[box type=”info” align=”” class=”” width=””]In Search of Buddha’s Daughters: A Modern Journey Down Ancient Roads By Christine Toomey 370 pp., $24.95 The Experiment Press, 2016[/box]
British journalist Christine Toomey had decided to study the role of nuns in Buddhism when both her parents died within months.
That loss added a personal dimension to her study, leading her to believe that Buddhism could help, “my own search for deeper understanding and a wisdom that would heal.”
Although in her book “In Search of Buddha’s Daughters: A Modern Journey Down Ancient Roads,” Toomey focuses on the role of nuns in various Buddhist traditions, she also offers a useful history of that religion, as well as insight into its teachings.
Over the course of two years, Toomey traveled through Asia and Europe talking to — and meditating with — Buddhist nuns. Many Christian priests and minister oppose the ordination of women, as do some Buddhist monks.
That view is not universal. The Dalai Lama has said that his successor might be a woman because, “women have a greater capacity for compassion.”
There is no single path that leads women to become nuns. Aspirants leave marriages, well-paying jobs and other commitments to pursue a rigorous schedule in Buddhist nunneries.

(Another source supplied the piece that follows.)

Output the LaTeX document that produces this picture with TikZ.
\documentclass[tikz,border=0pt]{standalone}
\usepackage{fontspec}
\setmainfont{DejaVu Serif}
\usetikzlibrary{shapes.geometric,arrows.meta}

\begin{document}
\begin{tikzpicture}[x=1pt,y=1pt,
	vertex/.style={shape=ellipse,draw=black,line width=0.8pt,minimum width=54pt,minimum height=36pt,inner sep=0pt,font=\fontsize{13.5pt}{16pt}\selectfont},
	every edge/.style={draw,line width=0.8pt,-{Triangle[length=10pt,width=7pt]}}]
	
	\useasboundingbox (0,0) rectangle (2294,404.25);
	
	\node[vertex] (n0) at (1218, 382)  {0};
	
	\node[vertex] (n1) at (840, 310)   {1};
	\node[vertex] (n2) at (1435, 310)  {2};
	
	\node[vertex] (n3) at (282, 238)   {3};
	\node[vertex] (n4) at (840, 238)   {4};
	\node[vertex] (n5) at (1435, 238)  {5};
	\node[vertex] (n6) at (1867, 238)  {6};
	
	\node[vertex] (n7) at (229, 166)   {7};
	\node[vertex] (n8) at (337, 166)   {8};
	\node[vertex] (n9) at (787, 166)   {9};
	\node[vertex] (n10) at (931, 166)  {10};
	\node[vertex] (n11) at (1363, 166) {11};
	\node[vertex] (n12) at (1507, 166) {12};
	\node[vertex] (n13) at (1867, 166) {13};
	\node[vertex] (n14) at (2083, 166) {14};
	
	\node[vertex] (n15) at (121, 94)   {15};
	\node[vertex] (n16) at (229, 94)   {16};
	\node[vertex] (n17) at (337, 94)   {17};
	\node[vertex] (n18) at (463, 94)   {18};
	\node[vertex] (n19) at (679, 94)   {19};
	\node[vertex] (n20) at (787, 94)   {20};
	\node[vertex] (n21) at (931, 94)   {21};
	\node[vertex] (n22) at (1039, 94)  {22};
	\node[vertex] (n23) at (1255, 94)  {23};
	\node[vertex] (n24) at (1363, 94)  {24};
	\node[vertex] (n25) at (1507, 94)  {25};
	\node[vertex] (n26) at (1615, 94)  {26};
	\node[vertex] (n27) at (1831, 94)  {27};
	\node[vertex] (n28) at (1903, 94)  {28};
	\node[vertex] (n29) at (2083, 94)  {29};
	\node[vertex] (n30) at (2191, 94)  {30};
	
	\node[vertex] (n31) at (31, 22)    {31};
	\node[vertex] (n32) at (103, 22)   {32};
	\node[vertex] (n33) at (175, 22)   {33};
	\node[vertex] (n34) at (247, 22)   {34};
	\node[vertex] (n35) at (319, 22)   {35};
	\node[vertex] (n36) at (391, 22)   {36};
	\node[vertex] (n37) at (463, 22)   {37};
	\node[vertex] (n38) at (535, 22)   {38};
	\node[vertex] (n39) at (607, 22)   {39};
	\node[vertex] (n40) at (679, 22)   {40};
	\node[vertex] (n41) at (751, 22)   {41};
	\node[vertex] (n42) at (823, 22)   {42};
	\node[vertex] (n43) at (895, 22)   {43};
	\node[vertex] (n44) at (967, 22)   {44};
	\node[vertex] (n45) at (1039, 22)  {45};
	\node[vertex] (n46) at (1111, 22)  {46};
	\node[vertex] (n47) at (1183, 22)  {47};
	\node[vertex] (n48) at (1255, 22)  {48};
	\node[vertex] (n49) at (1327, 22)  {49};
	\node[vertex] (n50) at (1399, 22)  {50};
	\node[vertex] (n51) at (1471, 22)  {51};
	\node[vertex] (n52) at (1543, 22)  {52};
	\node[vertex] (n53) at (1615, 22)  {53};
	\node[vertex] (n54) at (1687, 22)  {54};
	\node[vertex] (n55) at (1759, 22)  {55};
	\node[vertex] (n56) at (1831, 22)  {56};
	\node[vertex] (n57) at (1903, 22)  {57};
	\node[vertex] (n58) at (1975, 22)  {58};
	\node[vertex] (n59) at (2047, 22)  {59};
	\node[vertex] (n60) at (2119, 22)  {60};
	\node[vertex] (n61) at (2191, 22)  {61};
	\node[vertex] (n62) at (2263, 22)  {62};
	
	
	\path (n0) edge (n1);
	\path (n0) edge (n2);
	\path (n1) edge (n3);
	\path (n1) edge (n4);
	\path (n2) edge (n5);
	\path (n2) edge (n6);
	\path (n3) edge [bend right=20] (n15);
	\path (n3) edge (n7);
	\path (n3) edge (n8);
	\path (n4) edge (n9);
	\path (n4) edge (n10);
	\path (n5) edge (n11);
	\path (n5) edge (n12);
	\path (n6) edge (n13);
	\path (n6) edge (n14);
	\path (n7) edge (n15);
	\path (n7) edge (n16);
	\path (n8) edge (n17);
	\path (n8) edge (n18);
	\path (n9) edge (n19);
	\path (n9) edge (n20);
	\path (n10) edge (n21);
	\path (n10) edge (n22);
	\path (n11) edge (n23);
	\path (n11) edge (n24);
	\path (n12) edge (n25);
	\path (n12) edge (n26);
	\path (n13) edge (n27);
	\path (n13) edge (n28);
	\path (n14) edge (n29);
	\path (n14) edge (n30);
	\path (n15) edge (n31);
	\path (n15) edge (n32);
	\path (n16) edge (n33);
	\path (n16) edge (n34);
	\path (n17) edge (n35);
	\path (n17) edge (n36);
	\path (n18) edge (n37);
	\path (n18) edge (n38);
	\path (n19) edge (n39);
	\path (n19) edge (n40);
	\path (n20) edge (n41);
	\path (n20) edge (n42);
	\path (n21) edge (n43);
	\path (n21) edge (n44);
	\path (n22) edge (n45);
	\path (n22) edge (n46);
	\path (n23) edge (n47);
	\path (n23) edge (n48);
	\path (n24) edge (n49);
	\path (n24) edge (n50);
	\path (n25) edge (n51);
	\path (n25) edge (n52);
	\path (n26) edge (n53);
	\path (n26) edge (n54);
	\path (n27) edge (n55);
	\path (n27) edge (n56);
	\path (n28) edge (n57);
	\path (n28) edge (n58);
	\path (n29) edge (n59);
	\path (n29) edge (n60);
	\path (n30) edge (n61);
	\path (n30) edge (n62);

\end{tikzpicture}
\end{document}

Tenzin Palmo, who grew up in London, was 21 when she was ordained as a novice nun in the Himalayas. She spent 12 years alone in a cave, where her days began at 3 a.m. and were divided into three-hour periods of intense meditation. Local villagers brought her food. She believes that women should be eligible for ordination as monks. At a Buddhist temple in San Francisco nuns rise before 4 a.m., eat only one meal a day and sleep sitting in an upright meditation posture.
Not all nuns are drawn to lives of little sleep and lengthy meditation. Some dedicate themselves to community service. Robina Courtin, whom Toomey calls, “a bundle of ferocious energy,” ordained as a nun and founded the Liberation Prison Project to offer spiritual teachings to thousands of inmates, principally in the United States and Australia.

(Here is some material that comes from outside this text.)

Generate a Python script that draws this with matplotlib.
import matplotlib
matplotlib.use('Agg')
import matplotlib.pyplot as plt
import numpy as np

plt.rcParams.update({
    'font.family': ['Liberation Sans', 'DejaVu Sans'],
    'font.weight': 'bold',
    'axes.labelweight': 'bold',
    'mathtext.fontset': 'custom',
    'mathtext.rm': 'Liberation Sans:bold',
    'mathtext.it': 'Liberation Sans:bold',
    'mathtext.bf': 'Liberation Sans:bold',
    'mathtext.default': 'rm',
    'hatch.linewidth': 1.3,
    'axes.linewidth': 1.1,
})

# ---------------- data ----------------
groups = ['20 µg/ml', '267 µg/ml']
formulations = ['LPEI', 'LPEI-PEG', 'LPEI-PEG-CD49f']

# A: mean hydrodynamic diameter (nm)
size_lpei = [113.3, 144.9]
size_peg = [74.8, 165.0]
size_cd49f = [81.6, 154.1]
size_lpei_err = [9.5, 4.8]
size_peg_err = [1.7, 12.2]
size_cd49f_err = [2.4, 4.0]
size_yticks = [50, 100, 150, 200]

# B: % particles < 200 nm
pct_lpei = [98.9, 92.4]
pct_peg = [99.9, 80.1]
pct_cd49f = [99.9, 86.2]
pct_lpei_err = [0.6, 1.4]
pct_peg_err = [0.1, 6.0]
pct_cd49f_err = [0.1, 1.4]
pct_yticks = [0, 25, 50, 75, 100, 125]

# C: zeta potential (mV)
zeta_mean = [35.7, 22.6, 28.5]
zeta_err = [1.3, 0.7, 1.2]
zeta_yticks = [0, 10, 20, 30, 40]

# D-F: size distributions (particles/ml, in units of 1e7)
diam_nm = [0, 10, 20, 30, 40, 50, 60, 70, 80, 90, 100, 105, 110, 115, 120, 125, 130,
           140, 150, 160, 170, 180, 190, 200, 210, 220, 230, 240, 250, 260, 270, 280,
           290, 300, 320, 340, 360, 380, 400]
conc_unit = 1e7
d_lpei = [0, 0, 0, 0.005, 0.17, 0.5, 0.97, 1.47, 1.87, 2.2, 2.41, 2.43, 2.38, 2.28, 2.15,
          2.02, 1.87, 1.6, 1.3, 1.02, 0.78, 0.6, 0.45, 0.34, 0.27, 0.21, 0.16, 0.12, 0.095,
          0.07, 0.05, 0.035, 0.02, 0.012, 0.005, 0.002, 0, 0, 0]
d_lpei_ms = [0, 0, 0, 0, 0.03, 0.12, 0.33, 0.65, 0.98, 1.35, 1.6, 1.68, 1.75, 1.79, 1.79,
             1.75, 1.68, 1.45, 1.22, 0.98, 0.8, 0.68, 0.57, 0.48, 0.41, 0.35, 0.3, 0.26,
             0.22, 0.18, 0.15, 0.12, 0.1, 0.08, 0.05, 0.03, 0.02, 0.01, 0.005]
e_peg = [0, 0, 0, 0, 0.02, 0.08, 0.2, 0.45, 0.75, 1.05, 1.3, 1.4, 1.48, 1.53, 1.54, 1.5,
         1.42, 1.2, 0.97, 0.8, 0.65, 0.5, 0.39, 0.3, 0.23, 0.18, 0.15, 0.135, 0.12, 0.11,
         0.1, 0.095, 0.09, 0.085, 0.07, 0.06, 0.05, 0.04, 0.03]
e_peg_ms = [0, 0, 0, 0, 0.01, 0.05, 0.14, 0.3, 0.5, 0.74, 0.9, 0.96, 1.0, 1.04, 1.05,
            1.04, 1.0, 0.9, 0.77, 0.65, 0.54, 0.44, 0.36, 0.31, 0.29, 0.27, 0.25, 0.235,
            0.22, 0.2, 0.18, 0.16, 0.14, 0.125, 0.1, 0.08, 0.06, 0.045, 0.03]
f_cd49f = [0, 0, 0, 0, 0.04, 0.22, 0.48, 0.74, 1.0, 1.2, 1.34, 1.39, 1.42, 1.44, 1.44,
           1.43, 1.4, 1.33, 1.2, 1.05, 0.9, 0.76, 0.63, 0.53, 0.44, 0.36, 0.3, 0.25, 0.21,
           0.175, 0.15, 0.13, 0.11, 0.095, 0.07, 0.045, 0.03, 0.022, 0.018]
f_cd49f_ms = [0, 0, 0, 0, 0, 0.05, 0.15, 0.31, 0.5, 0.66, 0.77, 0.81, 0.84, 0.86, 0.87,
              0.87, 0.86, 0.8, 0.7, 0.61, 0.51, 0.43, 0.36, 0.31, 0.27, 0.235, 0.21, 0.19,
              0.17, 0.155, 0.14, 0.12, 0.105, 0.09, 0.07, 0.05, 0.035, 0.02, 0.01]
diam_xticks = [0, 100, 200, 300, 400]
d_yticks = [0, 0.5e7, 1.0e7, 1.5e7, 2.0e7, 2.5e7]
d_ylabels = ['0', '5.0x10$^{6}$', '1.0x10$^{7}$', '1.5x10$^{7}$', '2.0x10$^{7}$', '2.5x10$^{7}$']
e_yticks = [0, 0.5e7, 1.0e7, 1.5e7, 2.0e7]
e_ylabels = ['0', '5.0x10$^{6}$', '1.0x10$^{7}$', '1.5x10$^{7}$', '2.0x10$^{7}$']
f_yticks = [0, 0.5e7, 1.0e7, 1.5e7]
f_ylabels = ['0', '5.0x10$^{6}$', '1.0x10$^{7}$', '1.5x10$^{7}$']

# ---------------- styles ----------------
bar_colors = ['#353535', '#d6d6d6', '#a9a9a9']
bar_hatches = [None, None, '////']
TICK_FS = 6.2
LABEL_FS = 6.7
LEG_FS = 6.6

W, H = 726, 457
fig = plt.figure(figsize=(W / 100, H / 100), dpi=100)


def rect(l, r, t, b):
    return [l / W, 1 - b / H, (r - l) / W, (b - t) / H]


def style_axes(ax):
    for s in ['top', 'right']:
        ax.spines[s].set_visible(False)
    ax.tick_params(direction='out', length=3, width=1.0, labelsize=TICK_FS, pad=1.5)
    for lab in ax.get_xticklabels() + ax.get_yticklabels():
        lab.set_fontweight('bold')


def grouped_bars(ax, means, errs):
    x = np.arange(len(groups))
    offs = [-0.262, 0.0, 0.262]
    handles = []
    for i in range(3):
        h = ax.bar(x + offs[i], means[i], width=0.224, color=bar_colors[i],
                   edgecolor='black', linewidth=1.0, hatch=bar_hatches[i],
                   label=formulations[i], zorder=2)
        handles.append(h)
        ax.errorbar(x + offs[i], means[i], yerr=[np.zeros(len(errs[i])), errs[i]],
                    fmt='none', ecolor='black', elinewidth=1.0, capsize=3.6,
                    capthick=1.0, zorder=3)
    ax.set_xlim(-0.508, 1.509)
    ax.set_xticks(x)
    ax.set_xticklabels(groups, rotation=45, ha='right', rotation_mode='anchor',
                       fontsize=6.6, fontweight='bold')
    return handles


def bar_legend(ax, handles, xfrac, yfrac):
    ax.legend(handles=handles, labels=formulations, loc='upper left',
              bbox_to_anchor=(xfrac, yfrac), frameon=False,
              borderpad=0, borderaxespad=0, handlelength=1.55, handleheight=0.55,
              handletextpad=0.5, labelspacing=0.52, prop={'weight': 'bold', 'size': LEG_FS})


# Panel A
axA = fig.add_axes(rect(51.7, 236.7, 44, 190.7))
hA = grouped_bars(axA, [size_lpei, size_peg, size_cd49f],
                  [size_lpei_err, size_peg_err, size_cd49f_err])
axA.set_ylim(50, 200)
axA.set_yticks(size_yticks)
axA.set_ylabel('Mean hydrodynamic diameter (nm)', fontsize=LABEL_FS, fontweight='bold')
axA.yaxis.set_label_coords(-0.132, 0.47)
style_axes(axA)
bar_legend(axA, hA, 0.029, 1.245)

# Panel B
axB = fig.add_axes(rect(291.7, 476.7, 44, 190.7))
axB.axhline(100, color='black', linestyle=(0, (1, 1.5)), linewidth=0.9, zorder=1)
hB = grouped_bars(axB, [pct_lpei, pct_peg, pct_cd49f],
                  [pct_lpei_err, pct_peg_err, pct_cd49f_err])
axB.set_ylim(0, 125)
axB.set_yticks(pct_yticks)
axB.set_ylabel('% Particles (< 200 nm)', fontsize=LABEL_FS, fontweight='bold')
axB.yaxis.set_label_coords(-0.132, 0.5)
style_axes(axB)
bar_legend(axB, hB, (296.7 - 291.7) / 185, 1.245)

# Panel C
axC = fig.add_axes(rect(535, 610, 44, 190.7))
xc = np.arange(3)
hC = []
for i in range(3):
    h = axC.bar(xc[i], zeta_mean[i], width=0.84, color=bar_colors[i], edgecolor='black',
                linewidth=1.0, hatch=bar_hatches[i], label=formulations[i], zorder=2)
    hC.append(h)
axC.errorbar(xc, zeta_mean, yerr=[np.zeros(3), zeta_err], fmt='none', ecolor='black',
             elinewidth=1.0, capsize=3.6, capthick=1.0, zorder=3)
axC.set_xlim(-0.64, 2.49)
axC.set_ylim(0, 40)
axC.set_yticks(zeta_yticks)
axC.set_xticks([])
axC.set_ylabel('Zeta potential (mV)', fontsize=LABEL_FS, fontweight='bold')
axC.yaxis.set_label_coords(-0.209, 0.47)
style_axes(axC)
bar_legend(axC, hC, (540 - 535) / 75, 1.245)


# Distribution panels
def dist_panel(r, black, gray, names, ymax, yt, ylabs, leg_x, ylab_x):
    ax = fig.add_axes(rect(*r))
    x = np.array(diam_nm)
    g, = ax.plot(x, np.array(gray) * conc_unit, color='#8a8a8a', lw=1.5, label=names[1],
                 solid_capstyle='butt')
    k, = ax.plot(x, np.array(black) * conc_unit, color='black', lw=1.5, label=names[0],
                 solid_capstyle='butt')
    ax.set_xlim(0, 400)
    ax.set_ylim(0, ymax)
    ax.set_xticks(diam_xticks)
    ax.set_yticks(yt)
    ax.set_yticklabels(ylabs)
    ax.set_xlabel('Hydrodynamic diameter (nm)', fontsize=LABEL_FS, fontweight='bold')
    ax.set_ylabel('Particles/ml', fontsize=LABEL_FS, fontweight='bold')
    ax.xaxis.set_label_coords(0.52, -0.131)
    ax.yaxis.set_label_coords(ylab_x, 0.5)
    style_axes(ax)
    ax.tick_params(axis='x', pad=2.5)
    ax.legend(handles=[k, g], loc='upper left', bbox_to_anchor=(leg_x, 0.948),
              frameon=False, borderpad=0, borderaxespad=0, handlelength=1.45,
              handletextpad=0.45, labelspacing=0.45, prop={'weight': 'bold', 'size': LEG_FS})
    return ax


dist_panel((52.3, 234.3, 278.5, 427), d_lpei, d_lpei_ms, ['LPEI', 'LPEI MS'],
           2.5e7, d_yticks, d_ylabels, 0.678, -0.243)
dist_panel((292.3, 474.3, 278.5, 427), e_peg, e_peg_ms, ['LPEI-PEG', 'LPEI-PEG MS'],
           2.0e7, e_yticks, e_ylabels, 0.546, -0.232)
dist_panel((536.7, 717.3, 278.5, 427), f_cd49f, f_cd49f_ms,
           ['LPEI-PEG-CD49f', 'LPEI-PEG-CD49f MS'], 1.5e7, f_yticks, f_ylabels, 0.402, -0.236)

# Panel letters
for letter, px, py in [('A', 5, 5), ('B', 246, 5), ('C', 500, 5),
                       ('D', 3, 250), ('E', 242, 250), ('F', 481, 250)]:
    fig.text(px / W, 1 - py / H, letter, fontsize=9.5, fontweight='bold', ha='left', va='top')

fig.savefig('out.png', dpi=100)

Toomey’s odyssey took her to Nepal, Burma, India and Japan, as well as the United States and France. Nuns tell heartbreaking stories of horrific torture inflicted on them by soldiers in Tibet as part of a Chinese campaign to exterminate Buddhism.
Buddhism has flourished in the West in the past half century with a decrease in monasticism and an increase in secular practice. Lay Buddhists strive to follow basic teachings about meditation and mindfulness, feeling no pressure to become monks or nuns.

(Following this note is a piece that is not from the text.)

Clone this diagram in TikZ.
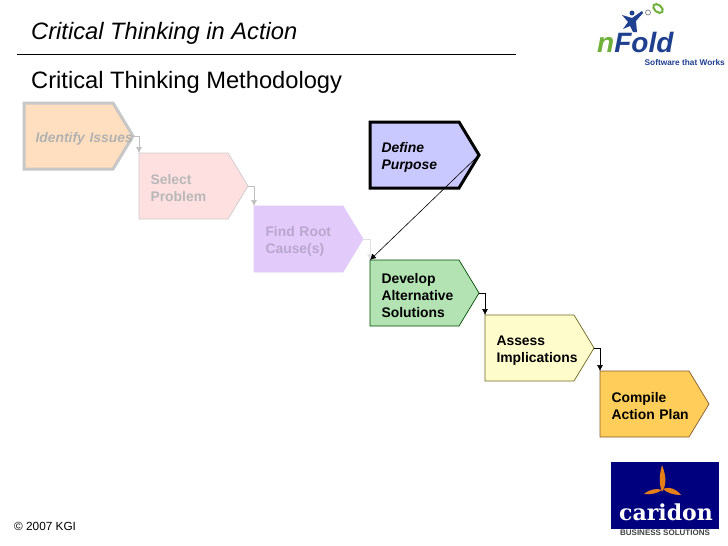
\documentclass[tikz,border=0pt]{standalone}
\usepackage{fontspec}
\setmainfont{Liberation Sans}
\newfontfamily\logoserif{DejaVu Serif}
\usetikzlibrary{shapes.symbols,arrows.meta}
\definecolor{navylogo}{HTML}{00007E}
\definecolor{bluelogo}{HTML}{1F3F8F}
\definecolor{greenlogo}{HTML}{6FB03A}
\definecolor{rootfill}{HTML}{E2CBFB}
\definecolor{developfill}{HTML}{B3E3B3}
\tikzset{
  stepbox/.style={shape=signal, signal to=east, signal from=nowhere, signal pointer angle=117.5,
    anchor=west, minimum height=66, text width=66, inner xsep=11.5, inner ysep=0, outer sep=0,
    align=left, font=\fontsize{13.9}{17}\selectfont\bfseries,
    execute at begin node={\hyphenpenalty=10000\relax\rule{0pt}{15pt}}},
  link/.style={-{Latex[length=6,width=6]}, line width=0.6pt},
  linkfaded/.style={link, draw=black!25}
}
\begin{document}
\begin{tikzpicture}[x=1pt, y=-1pt, line join=miter]
  \useasboundingbox[fill=white] (0,0) rectangle (728,546);
  % Kopfzeile
  \node[anchor=west, inner sep=0, font=\fontsize{23.7}{25}\selectfont\itshape] (title) at (31,33) {Critical Thinking in Action};
  \draw[line width=0.7pt] (17,54) -- (516,54);
  \node[anchor=west, inner sep=0, font=\fontsize{23.7}{25}\selectfont] (subtitle) at (31,82) {Critical Thinking Methodology};
  % Schritte
  \node[stepbox, fill=orange!25!white, draw=black!22, line width=3pt, font=\fontsize{13.9}{17}\selectfont\bfseries\itshape, text=black!30] (identify) at (24,136) {\mbox{Identify Issues}};
  \node[stepbox, fill=red!12!white, draw=black!20, line width=0.7pt, text=black!28] (select) at (139,186) {Select\\Problem};
  \node[stepbox, fill=rootfill, draw=rootfill, line width=0.7pt, text=rootfill!82!black] (findroot) at (254,239) {Find Root\\Cause(s)};
  \node[stepbox, fill=blue!21!white, draw=black, line width=3pt, font=\fontsize{13.9}{17}\selectfont\bfseries\itshape] (define) at (370,155) {Define\\Purpose};
  \node[stepbox, fill=developfill, draw=green!30!black, line width=0.7pt] (develop) at (370,293) {Develop\\Alternative\\Solutions};
  \node[stepbox, fill=yellow!20!white, draw=olive!70!black, line width=0.7pt] (assess) at (485,348) {Assess\\Implications};
  \node[stepbox, fill=orange!60!yellow!65!white, draw=brown!70!black, line width=0.7pt] (compile) at (600,404) {Compile\\\mbox{Action Plan}};
  % Verbindungen
  \draw[linkfaded] (identify.east) -| (select.north west);
  \draw[linkfaded] (select.east) -| (findroot.north west);
  \draw[linkfaded, draw=black!12] (findroot.east) -| (develop.north west);
  \draw[link] (define.east) -- (develop.north west);
  \draw[link] (develop.east) -| (assess.north west);
  \draw[link] (assess.east) -| (compile.north west);
  % Logo nFold
  \node[anchor=west, inner sep=0, font=\fontsize{28}{30}\selectfont\bfseries\itshape, text=bluelogo] (nfold) at (597,42) {\textcolor{greenlogo}{n}Fold};
  \node[anchor=east, inner sep=0, font=\fontsize{8.3}{9}\selectfont\bfseries, text=bluelogo] (software) at (725,63) {Software that Works};
  \fill[bluelogo] (622,15) -- (632,18) -- (642,11) -- (643,13) -- (636,21) -- (637,32) -- (633,32) -- (630,26) -- (623,29) -- (628,22) -- cycle;
  \fill[bluelogo] (632,13) circle (2.5);
  \draw[greenlogo, line width=2pt, rotate around={-40:(658,8.5)}] (658,8.5) ellipse (5.5 and 3.5);
  \draw[black!50, line width=0.7pt] (648,12.5) circle (2.5);
  % Logo caridon
  \fill[navylogo] (611,462) rectangle (719,529);
  \node[inner sep=0, font=\fontsize{22}{24}\logoserif\bfseries, text=white] (caridon) at (666,512) {caridon};
  \node[inner sep=0, font=\fontsize{8}{9}\selectfont\bfseries, text=black!75] (solutions) at (665,532.5) {BUSINESS SOLUTIONS};
  \fill[orange!60!brown] (662,465) .. controls (667,478) and (666,486) .. (662,492) .. controls (659,484) and (659,476) .. (662,465) -- cycle;
  \fill[orange!60!brown] (644,494) .. controls (650,489) and (657,488) .. (662,490) .. controls (658,493) and (651,495) .. (644,494) -- cycle;
  \fill[orange!60!brown] (681,495) .. controls (676,489) and (670,486) .. (663,489) .. controls (667,493) and (674,495) .. (681,495) -- cycle;
  % Fusszeile
  \node[anchor=west, inner sep=0, font=\fontsize{11.8}{12}\selectfont] (copyright) at (14,526.5) {\copyright{} 2007 KGI};
\end{tikzpicture}
\end{document}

[disclosure: I host a Buddhist meditation group in Connecticut].
Toomey does not avoid difficult issues, such as the ongoing Buddhist persecution of Muslims in Burma and sexual abuse scandals involving Buddhist teachers. In other words Buddhism is not immune from the violence and abuse that scar other major religions.
The Buddha never claimed to be a god or special religious figure. Instead, he called himself an ordinary person who had discovered a path to end suffering and increase happiness through concepts such as impermanence, non-attachment and non-judging.
Toomey has written an insightful book about a religion that has attracted a growing number of followers in the United States. I wish she had devoted more space to her own spiritual journey. Perhaps that is a subject for another book.